Hm, my writeup said processUpgradeVat, but I think I meant something else. It does kinda depend upon our definition of a crank. I generally make a distinction between kernel cranks, and vat deliveries. Each vat delivery happens inside a single kernel crank, but not all kernel cranks involve vat deliveries.

During vat upgrades, we'll perform two deliveries: one BOYD to the old worker, then a startVat to the new worker. I think that's ok: we don't need separate crank numbers for them (and it would look weird to have a crank-finish + crank-start in the middle of the processUpgradeVat crank).

The issue I was concerned about is when we take a heap snapshot, which only happens outside of vat upgrades. We make a normal delivery that increments our snapshot counter beyond snapshotInterval (or, once #8980 is done, that increments reapDirt beyond one of the reapDirtThreshold limits), then we deliver a BOYD, then we write out a snapshot, then we load a new worker from that snapshot. The weirdness is that both the normal delivery and the BOYD appear in the same crank.
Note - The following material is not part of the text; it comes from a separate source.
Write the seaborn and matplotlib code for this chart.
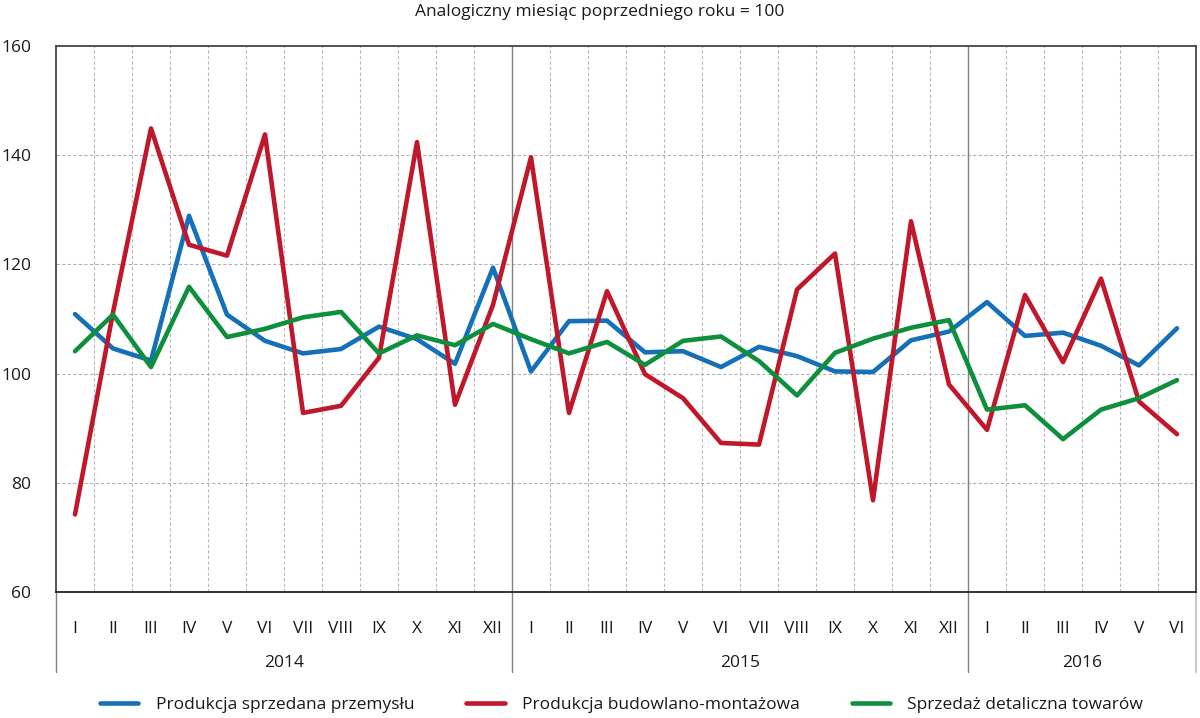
import matplotlib
matplotlib.use("Agg")
import matplotlib.pyplot as plt
import seaborn as sns
import pandas as pd
import numpy as np

months = ["I", "II", "III", "IV", "V", "VI", "VII", "VIII", "IX", "X", "XI", "XII",
          "I", "II", "III", "IV", "V", "VI", "VII", "VIII", "IX", "X", "XI", "XII",
          "I", "II", "III", "IV", "V", "VI"]
years = ["2014", "2015", "2016"]
year_lengths = [12, 12, 6]

przemysl = [110.9, 104.6, 102.4, 128.9, 110.8, 106.0, 103.7, 104.5, 108.6, 106.3, 101.8, 119.4,
            100.4, 109.6, 109.7, 103.9, 104.1, 101.2, 104.9, 103.2, 100.4, 100.3, 106.1, 107.7,
            113.1, 106.9, 107.5, 105.1, 101.5, 108.3]
budowlano = [74.2, 111.2, 144.9, 123.6, 121.6, 143.8, 92.8, 94.1, 102.9, 142.4, 94.3, 112.6,
             139.6, 92.8, 115.1, 99.9, 95.5, 87.3, 87.0, 115.4, 122.0, 76.8, 127.9, 98.0,
             89.7, 114.4, 102.1, 117.4, 94.9, 88.9]
detaliczna = [104.1, 110.8, 101.2, 115.9, 106.7, 108.2, 110.3, 111.3, 103.7, 107.0, 105.2, 109.1,
              106.3, 103.7, 105.8, 101.6, 106.0, 106.8, 102.3, 96.0, 103.8, 106.4, 108.4, 109.8,
              93.4, 94.2, 88.0, 93.4, 95.5, 98.8]

series_names = ["Produkcja sprzedana przemysłu", "Produkcja budowlano-montażowa",
                "Sprzedaż detaliczna towarów"]
colors = ["#1470b8", "#c0172b", "#0d8f3b"]

n = len(months)
df = pd.DataFrame({
    "x": list(range(n)) * 3,
    "value": przemysl + budowlano + detaliczna,
    "series": [series_names[0]] * n + [series_names[1]] * n + [series_names[2]] * n,
})

sns.set_theme(style="white")
plt.rcParams["font.family"] = ["Open Sans", "DejaVu Sans"]

FS = 12.5
TXT = "#1a1a1a"

fig = plt.figure(figsize=(12, 7.18), dpi=100)
ax = fig.add_axes([56 / 1200, 1 - 592 / 718, 1140 / 1200, 546 / 718])

sns.lineplot(data=df, x="x", y="value", hue="series", palette=colors,
             hue_order=series_names, linewidth=3.3, ax=ax, legend=False, zorder=5)

ax.set_xlim(-0.5, n - 0.5)
ax.set_ylim(60, 160)
ax.set_xlabel("")
ax.set_ylabel("")

# y axis
ax.set_yticks([60, 80, 100, 120, 140, 160])
ax.tick_params(axis="y", length=0, pad=18, labelsize=FS, labelcolor=TXT)
for y in [80, 100, 120, 140]:
    ax.axhline(y, color="#b0b0b0", linestyle=(0, (3, 2)), linewidth=0.8, zorder=1)

# x axis month labels
ax.set_xticks(range(n))
ax.set_xticklabels(months)
ax.tick_params(axis="x", length=0, pad=21, labelsize=FS, labelcolor=TXT)

# vertical dashed separators between months
for k in range(1, n):
    if k in (12, 24):
        continue
    ax.axvline(k - 0.5, color="#b8b8b8", linestyle=(0, (3, 2)), linewidth=0.8, zorder=1)

# year separators extending below axis
ext = -80 / 546
for k in (12, 24):
    ax.axvline(k - 0.5, ymin=ext, ymax=1, color="#808080", linewidth=1.0,
               clip_on=False, zorder=2)
ax.axvline(-0.5, ymin=ext, ymax=0, color="#808080", linewidth=1.0, clip_on=False)
ax.axvline(n - 0.5, ymin=ext, ymax=0, color="#c8c8c8", linewidth=1.5, clip_on=False)

# year labels
start = 0
for yname, ln in zip(years, year_lengths):
    center = start + (ln - 1) / 2
    ax.text(center, -71 / 546, yname, transform=ax.get_xaxis_transform(),
            ha="center", va="center", fontsize=FS, color=TXT)
    start += ln

for side in ["left", "right", "top", "bottom"]:
    ax.spines[side].set_visible(True)
    ax.spines[side].set_color("#444444")
    ax.spines[side].set_linewidth(1.3)
ax.spines["bottom"].set_color("#222222")

# title
fig.text(0.5, 1 - 12 / 718, "Analogiczny miesiąc poprzedniego roku = 100",
         ha="center", va="center", fontsize=12.5, color=TXT)

# legend
handles = [plt.Line2D([0], [0], color=c, linewidth=3.3, solid_capstyle="round") for c in colors]
fig.legend(handles, series_names, loc="center", bbox_to_anchor=(0.518, 1 - 705 / 718),
           ncol=3, frameon=False, fontsize=FS, handlelength=2.2, handletextpad=1.0,
           columnspacing=3.0, labelcolor=TXT)

fig.savefig("out.png", dpi=100)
I'm not positive I feed the need to change that. It's less justifiable than the processUpgradeVat case, since vat-upgrade is fairly indivisible, whereas doing an extra BOYD could conceivably be treated as an extra crank (eg if crossing reapDirtThreshold pushed the vatID onto a high-priority queue, so the very next crank performs a BOYD and a heap snapshot save+load cycle). That wouldn't be a bad way to implement this, and would split the deliveries up into separate cranks, but it's not how we're currently implementing it. (currently, the kernel calls vatWarehouse.maybeSaveSnapshot() as part of processing the CrankResults, just before processing decrementReapCount).

There are currently about 45 lines between maybeSaveSnapshot and the code which increments the crank number and slogs the crank-finish line. If we really wanted to treat this as two separate cranks, we'd need a second (conditional) incrementCrankNumber, along with an extra crank-finish and then a crank-start to match, and we'd want to cycle the activityhash too.. all of which sounds messy.

So I'm going to put this on the back burner, until/unless we decide to change the way maybeSaveSnapshot works (perhaps as part of the snapshot-based-on-computrons part of #6786).